I was among numerous mental health experts who thought there was evidence that Trump was in the early stages of dementia. Most of what we pointed to as symptomatic was his fragmented speaking style where he jumped from disconnected topic to disconnected topic. We often called it word salad. He never denied he did this but he described it in a positive way. This is from The New York Times on Sept. 1. 2024:
Meandering? Off-Script? Trump Insists His ‘Weave’ Is Oratorical Genius.
Former President Donald J. Trump’s speeches often wander from topic to topic. He insists there is an art to stitching them all together.
But on Friday, while speaking at a rally in Johnstown, Pa., Mr. Trump insisted that his oratory is not a campaign distraction but rather a rhetorical triumph.
“You know, I do the weave,” he said. “You know what the weave is? I’ll talk about like nine different things, and they all come back brilliantly together, and it’s like, friends of mine that are, like, English professors, they say, ‘It’s the most brilliant thing I’ve ever seen.’”
Asked for examples of the technique, the Trump campaign provided what it called a “masterclass weave” — a four-minute, 20-second video of the candidate speaking at a rally in Asheville, N.C., in August in which he bounces from energy bills to Hunter Biden’s laptop to Venezuelan tar to mental institutions in Caracas to migrant crime to “the green new scam” to Vice President Kamala Harris.
Certainly, in the history of narrative, there have been writers celebrated for their ability to be discursive only to cleverly tie together all their themes with a neat bow at the end — William Shakespeare, Charles Dickens and Larry David come to mind. But in the case of Mr. Trump, it is difficult to find the hermeneutic methods with which to parse the linguistic flights that take him from electrocuted sharks to Hannibal Lecter’s cannibalism, windmills and Rosie O’Donnell.
James Shapiro, a professor of English at Columbia University and a renowned Shakespeare scholar, ruminated about Mr. Trump’s use of the word: “I read Trump’s comment bragging that ‘I do the weave.’ I take him at his word, as one of the Oxford English Dictionary definitions of ‘weave’ is ‘to pursue a devious course.’”
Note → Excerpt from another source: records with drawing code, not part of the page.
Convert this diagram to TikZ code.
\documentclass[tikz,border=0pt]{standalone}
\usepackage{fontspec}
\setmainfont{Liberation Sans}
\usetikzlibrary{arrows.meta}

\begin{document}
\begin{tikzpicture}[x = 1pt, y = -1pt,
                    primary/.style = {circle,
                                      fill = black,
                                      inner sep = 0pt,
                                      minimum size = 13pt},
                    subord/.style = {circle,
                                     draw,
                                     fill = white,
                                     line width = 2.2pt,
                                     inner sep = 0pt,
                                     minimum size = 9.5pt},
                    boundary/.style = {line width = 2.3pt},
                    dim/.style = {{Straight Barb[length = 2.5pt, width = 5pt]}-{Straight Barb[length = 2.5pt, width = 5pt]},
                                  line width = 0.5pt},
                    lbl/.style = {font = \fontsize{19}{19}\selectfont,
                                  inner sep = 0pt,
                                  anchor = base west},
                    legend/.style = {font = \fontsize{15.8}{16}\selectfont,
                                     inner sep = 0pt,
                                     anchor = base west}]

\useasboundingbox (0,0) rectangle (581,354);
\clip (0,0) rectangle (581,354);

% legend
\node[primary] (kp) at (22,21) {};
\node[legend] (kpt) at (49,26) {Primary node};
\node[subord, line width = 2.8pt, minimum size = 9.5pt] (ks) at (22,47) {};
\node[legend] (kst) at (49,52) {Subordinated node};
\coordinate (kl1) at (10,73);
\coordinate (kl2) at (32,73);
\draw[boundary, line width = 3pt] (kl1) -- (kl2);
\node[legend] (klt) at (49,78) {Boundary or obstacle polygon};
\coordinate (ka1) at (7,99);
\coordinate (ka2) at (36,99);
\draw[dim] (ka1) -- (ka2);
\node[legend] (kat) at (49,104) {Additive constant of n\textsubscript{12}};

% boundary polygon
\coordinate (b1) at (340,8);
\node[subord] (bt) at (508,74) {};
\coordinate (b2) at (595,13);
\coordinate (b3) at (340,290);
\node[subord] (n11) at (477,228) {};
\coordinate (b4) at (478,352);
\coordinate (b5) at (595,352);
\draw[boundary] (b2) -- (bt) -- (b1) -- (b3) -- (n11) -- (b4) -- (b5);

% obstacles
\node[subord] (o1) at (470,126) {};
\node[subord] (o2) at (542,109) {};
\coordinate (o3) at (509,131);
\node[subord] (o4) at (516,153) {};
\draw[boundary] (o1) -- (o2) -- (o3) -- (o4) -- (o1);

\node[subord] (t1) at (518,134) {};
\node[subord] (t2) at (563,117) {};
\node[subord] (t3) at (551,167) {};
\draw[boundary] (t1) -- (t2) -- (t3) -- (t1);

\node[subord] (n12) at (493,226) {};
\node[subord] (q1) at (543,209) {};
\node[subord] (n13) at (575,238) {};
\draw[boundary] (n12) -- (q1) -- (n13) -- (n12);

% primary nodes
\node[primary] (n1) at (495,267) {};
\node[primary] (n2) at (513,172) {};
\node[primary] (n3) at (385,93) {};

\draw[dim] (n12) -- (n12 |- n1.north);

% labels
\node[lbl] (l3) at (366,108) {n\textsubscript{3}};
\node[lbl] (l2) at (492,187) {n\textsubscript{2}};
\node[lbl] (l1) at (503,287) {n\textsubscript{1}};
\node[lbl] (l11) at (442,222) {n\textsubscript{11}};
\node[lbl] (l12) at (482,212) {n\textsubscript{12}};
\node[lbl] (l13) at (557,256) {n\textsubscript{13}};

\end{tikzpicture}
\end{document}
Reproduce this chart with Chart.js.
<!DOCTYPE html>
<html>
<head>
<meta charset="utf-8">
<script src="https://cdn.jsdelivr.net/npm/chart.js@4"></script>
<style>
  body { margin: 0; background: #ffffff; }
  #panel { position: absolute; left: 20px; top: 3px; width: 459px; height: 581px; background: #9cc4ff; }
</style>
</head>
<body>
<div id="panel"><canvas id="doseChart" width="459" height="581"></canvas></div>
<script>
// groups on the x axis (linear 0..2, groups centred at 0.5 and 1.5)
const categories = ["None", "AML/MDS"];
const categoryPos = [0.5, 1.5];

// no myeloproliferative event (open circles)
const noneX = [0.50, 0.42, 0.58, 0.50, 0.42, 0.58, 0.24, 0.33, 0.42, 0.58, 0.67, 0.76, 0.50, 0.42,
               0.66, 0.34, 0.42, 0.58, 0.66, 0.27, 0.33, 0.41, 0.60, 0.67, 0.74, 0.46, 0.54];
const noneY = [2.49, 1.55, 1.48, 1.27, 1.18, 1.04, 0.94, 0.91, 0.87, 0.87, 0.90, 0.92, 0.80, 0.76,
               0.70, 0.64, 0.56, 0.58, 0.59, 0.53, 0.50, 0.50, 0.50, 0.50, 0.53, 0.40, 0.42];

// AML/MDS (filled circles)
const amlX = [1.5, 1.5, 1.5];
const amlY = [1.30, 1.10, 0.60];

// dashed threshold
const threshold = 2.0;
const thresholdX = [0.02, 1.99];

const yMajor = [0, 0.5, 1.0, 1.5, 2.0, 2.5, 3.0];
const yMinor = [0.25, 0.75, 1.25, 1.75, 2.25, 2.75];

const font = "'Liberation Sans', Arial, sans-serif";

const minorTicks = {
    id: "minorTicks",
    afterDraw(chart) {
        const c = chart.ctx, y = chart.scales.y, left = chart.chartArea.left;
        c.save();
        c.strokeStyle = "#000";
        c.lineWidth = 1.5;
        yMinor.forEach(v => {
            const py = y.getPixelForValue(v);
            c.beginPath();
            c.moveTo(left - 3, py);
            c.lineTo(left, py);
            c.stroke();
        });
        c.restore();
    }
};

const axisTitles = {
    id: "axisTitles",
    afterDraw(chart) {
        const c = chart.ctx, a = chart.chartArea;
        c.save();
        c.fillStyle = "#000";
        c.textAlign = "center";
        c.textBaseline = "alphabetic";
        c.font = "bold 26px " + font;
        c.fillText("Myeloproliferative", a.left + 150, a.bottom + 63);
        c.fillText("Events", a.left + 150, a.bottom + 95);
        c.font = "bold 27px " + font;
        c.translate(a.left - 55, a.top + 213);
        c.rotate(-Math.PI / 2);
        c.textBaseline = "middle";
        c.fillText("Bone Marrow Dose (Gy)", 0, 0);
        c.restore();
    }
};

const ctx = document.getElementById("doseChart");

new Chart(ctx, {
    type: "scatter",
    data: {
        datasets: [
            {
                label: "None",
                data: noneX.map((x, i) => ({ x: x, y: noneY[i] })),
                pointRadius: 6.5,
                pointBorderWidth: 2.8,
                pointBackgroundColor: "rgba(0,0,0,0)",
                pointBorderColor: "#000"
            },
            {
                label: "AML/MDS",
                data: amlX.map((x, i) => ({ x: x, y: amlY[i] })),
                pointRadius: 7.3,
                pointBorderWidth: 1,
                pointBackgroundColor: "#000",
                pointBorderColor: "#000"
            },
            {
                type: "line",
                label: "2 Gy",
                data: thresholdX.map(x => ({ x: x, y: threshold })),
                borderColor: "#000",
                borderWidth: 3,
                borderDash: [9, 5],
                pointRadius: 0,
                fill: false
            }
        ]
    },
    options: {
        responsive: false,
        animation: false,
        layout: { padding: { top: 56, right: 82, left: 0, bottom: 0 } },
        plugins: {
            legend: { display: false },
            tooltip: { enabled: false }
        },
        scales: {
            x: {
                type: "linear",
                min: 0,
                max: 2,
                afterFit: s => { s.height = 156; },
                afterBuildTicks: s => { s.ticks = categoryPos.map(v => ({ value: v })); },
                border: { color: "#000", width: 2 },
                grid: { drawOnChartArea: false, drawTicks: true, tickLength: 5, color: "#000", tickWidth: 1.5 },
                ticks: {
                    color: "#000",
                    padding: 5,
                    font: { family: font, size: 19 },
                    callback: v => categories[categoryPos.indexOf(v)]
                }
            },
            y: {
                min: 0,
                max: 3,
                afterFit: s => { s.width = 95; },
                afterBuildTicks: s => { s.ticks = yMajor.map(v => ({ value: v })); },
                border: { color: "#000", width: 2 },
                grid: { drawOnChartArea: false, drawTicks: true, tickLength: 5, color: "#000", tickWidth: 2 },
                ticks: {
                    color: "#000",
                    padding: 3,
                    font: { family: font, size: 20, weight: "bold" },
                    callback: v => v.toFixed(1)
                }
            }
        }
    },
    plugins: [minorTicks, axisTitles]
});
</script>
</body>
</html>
James Joyce was celebrated for his stream of consciousness that, over the course of hundreds of pages, revealed a person’s temperament. William Faulkner was an early adopter of the weave, engaging in a kind of circular storytelling, as seen in “Absalom, Absalom!” These weavers were trying to capture on the page the inconstant nature of a shifting mind.
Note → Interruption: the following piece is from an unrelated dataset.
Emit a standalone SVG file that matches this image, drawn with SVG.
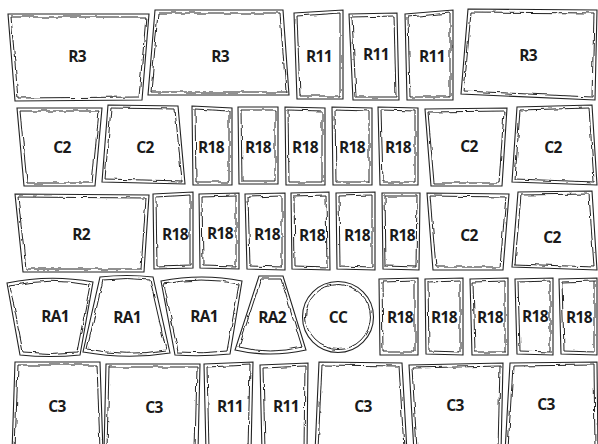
<svg xmlns="http://www.w3.org/2000/svg" width="598" height="444" viewBox="0 0 598 444">
<style>
.o{fill:#fff;stroke:#222;stroke-width:1.1}
.i{fill:none;stroke:#222;stroke-width:1;filter:url(#w)}
.t{font-family:"Open Sans","Liberation Sans",sans-serif;font-weight:700;font-size:15.5px;fill:#1a1a1a;text-anchor:middle;letter-spacing:-0.7px}
</style>
<defs>
<filter id="w" x="-5%" y="-5%" width="110%" height="110%">
<feTurbulence type="fractalNoise" baseFrequency="0.1" numOctaves="2" seed="3"/>
<feDisplacementMap in="SourceGraphic" scale="4" xChannelSelector="R" yChannelSelector="G"/>
</filter>
</defs>
<rect width="598" height="444" fill="#fff"/>
<g id="stones">
<!-- Row 1 -->
<g id="r1-R3a"><polygon class="o" points="8,14 149,14 142,100 15,101"/><polygon class="i" points="11,17 146,17 139,97 18,98"/><text class="t" x="77" y="62">R3</text></g>
<g id="r1-R3b"><polygon class="o" points="155,10 283,10 289,95 148,95"/><polygon class="i" points="158,13 280,13 286,92 151,92"/><text class="t" x="220" y="62">R3</text></g>
<g id="r1-R11a"><polygon class="o" points="294,13 343,10 343,99 297,99"/><polygon class="i" points="297,16 340,13 340,96 300,96"/><text class="t" x="319" y="62">R11</text></g>
<g id="r1-R11b"><polygon class="o" points="349,14 397,13 399,100 353,100"/><polygon class="i" points="352,17 394,16 396,97 356,97"/><text class="t" x="376" y="60">R11</text></g>
<g id="r1-R11c"><polygon class="o" points="405,14 453,10 453,100 407,100"/><polygon class="i" points="408,17 450,13 450,97 410,97"/><text class="t" x="432" y="62">R11</text></g>
<g id="r1-R3c"><polygon class="o" points="468,9 597,10 595,100 461,94"/><polygon class="i" points="471,12 594,13 592,97 464,91"/><text class="t" x="528" y="61">R3</text></g>
<!-- Row 2 -->
<g id="r2-C2a"><polygon class="o" points="17,108 102,108 95,186 24,186"/><polygon class="i" points="20,111 99,111 92,183 27,183"/><text class="t" x="62" y="153">C2</text></g>
<g id="r2-C2b"><polygon class="o" points="108,105 178,106 185,184 102,182"/><polygon class="i" points="111,108 175,109 182,181 105,179"/><text class="t" x="145" y="153">C2</text></g>
<g id="r2-R18a"><polygon class="o" points="192,106 232,108 232,185 193,185"/><polygon class="i" points="195,109 229,111 229,182 196,182"/><text class="t" x="211" y="153">R18</text></g>
<g id="r2-R18b"><polygon class="o" points="238,107 278,107 278,184 239,184"/><polygon class="i" points="241,110 275,110 275,181 242,181"/><text class="t" x="258" y="153">R18</text></g>
<g id="r2-R18c"><polygon class="o" points="285,107 325,108 325,185 286,185"/><polygon class="i" points="288,110 322,111 322,182 289,182"/><text class="t" x="305" y="153">R18</text></g>
<g id="r2-R18d"><polygon class="o" points="332,107 372,108 372,185 333,185"/><polygon class="i" points="335,110 369,111 369,182 336,182"/><text class="t" x="352" y="153">R18</text></g>
<g id="r2-R18e"><polygon class="o" points="378,107 418,108 418,185 380,185"/><polygon class="i" points="381,110 415,111 415,182 383,182"/><text class="t" x="398" y="153">R18</text></g>
<g id="r2-C2c"><polygon class="o" points="425,109 507,108 502,186 431,186"/><polygon class="i" points="428,112 504,111 499,183 434,183"/><text class="t" x="469" y="152">C2</text></g>
<g id="r2-C2d"><polygon class="o" points="517,107 592,105 597,185 512,182"/><polygon class="i" points="520,110 589,108 594,182 515,179"/><text class="t" x="553" y="153">C2</text></g>
<!-- Row 3 -->
<g id="r3-R2"><polygon class="o" points="15,194 149,195 144,272 23,272"/><polygon class="i" points="18,197 146,198 141,269 26,269"/><text class="t" x="81" y="240">R2</text></g>
<g id="r3-R18a"><polygon class="o" points="153,194 193,192 193,268 154,269"/><polygon class="i" points="156,197 190,195 190,265 157,266"/><text class="t" x="175" y="240">R18</text></g>
<g id="r3-R18b"><polygon class="o" points="199,194 239,193 239,269 200,268"/><polygon class="i" points="202,197 236,196 236,266 203,265"/><text class="t" x="220" y="239">R18</text></g>
<g id="r3-R18c"><polygon class="o" points="245,194 285,193 285,270 247,269"/><polygon class="i" points="248,197 282,196 282,267 250,266"/><text class="t" x="267" y="240">R18</text></g>
<g id="r3-R18d"><polygon class="o" points="291,193 329,192 330,270 292,269"/><polygon class="i" points="294,196 326,195 327,267 295,266"/><text class="t" x="312" y="241">R18</text></g>
<g id="r3-R18e"><polygon class="o" points="336,193 375,192 375,270 337,269"/><polygon class="i" points="339,196 372,195 372,267 340,266"/><text class="t" x="357" y="241">R18</text></g>
<g id="r3-R18f"><polygon class="o" points="382,193 420,193 419,270 383,269"/><polygon class="i" points="385,196 417,196 416,267 386,266"/><text class="t" x="402" y="241">R18</text></g>
<g id="r3-C2a"><polygon class="o" points="427,193 509,194 503,270 433,270"/><polygon class="i" points="430,196 506,197 500,267 436,267"/><text class="t" x="469" y="241">C2</text></g>
<g id="r3-C2b"><polygon class="o" points="518,192 592,191 597,270 512,267"/><polygon class="i" points="521,195 589,194 594,267 515,264"/><text class="t" x="552" y="243">C2</text></g>
<!-- Row 4 -->
<g id="r4-RA1a"><path class="o" d="M7,283 Q50,274 93,282 L80,355 Q50,358 20,355 Z"/><path class="i" d="M10,286 Q50,277 90,285 L77,352 Q50,355 23,352 Z"/><text class="t" x="55" y="322">RA1</text></g>
<g id="r4-RA1b"><path class="o" d="M100,277 Q127,274 153,277 L170,353 Q127,360 83,352 Z"/><path class="i" d="M103,280 Q127,277 150,280 L166,350 Q127,357 87,349 Z"/><text class="t" x="127" y="323">RA1</text></g>
<g id="r4-RA1c"><path class="o" d="M161,281 Q202,273 242,281 L230,354 Q202,357 175,355 Z"/><path class="i" d="M164,284 Q202,276 239,284 L227,351 Q202,354 178,352 Z"/><text class="t" x="204" y="322">RA1</text></g>
<g id="r4-RA2"><path class="o" d="M259,276 L283,276 L306,350 Q270,358 235,350 Z"/><path class="i" d="M261,279 L281,279 L302,347 Q270,355 239,347 Z"/><text class="t" x="272" y="323">RA2</text></g>
<g id="r4-CC"><circle class="o" cx="338" cy="317" r="35.5"/><circle class="i" cx="338" cy="317" r="32.5"/><text class="t" x="338" y="323">CC</text></g>
<g id="r4-R18a"><polygon class="o" points="379,279 418,278 418,355 380,355"/><polygon class="i" points="382,282 415,281 415,352 383,352"/><text class="t" x="400" y="323">R18</text></g>
<g id="r4-R18b"><polygon class="o" points="425,279 463,278 463,355 426,354"/><polygon class="i" points="428,282 460,281 460,352 429,351"/><text class="t" x="444" y="323">R18</text></g>
<g id="r4-R18c"><polygon class="o" points="470,279 508,278 508,355 472,355"/><polygon class="i" points="473,282 505,281 505,352 475,352"/><text class="t" x="490" y="323">R18</text></g>
<g id="r4-R18d"><polygon class="o" points="515,279 553,278 553,355 517,354"/><polygon class="i" points="518,282 550,281 550,352 520,351"/><text class="t" x="535" y="322">R18</text></g>
<g id="r4-R18e"><polygon class="o" points="559,279 597,278 597,355 561,354"/><polygon class="i" points="562,282 594,281 594,352 564,351"/><text class="t" x="579" y="323">R18</text></g>
<!-- Row 5 -->
<g id="r5-C3a"><polygon class="o" points="15,362 100,362 103,452 12,452"/><polygon class="i" points="18,365 97,365 100,449 15,449"/><text class="t" x="57" y="412">C3</text></g>
<g id="r5-C3b"><polygon class="o" points="106,364 200,364 198,452 104,452"/><polygon class="i" points="109,367 197,367 195,449 107,449"/><text class="t" x="154" y="413">C3</text></g>
<g id="r5-R11a"><polygon class="o" points="204,364 253,362 251,452 206,452"/><polygon class="i" points="207,367 250,365 248,449 209,449"/><text class="t" x="230" y="412">R11</text></g>
<g id="r5-R11b"><polygon class="o" points="260,365 308,363 307,452 262,452"/><polygon class="i" points="263,368 305,366 304,449 265,449"/><text class="t" x="286" y="412">R11</text></g>
<g id="r5-C3c"><polygon class="o" points="319,362 402,363 407,452 315,452"/><polygon class="i" points="322,365 399,366 404,449 318,449"/><text class="t" x="363" y="412">C3</text></g>
<g id="r5-C3d"><polygon class="o" points="409,365 503,363 501,452 414,452"/><polygon class="i" points="412,368 500,366 498,449 417,449"/><text class="t" x="455" y="411">C3</text></g>
<g id="r5-C3e"><polygon class="o" points="510,363 597,362 598,452 505,452"/><polygon class="i" points="513,366 594,365 595,449 508,449"/><text class="t" x="546" y="410">C3</text></g>
</g>
<g id="connectors"/>
</svg>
If it is not an indication of dementia or psychosis, as a Freudian I see his speaking style as free association. Instead of putting a filter between his unconscious and what comes out of his mouth he does what a patient on an analyst's couch does. He says whatever comes into his mind without censoring it or trying to make it sound rational. If he was in psychoanalysis with his analysts help he would try to understand the messages his unconscious was sending him.
Because he often did this so-called weave during rallies he had the audience reaction to decide which lines were effective. If the crowd cheered or laughed he incorporated the better lines into subsequent rally speeches and interviews. If an audience didn't repsond the first time he'd know not to use the lines again. The effective lines became part of his shtick.
If Trump has dementia we are likely to see it worsen over the next few years. If he doesn't I will be able to say that I was wrong.
It will be a major mea culpa. After all I'm the clinical social worker in the title of this Salon Chauncey DeVega column:
Clinical social worker: "With the Trump Bible, one must consider dementia"
Here's more of what I wrote at other times:Addendum on a personal note:
I live in a continuing care retirement community in a liberal suburb of Portland, Oregon. Many of the residents here, almost all of whom are politically progressive, have taken to wearing generic name tags. I had my own made to reflect how I was feeling. The first used as a background Salvadore Dali's painting The Persistence of Memory (see Wiki article).
Then as the election approached with the polls neck and neck I had another one made with the figure from Edvard Munch's "The Scream" (see Wiki).
Thinking Kamala might win I had yet a third one made with another Dali painting, Le Sommeil (Sleep) which you can read about here. Here's the excerpt that resonates with me:
Freudian theories, however, extends beyond just a consideration of the unconscious. In Beyond the Pleasure Principle by Freud, the renowned psychologist proposed a theory, Thanatos, or 'Death Instinct', in which he suggests that all animals, including humans, try to prolong their life by defending all threats of death that are inappropriate to their particular species. In humans, this is manifest as aggression if the threat is external and self-destruction when directed at the self. The counterpart to Thanatos is Eros in which an individual life moves towards a 'natural' death. Le Sommeil seems to suggest that tension, the head in a catatonic state supported by a series of crutches.
Now I am not sure which one I will be wearing. Perhaps I will alternate.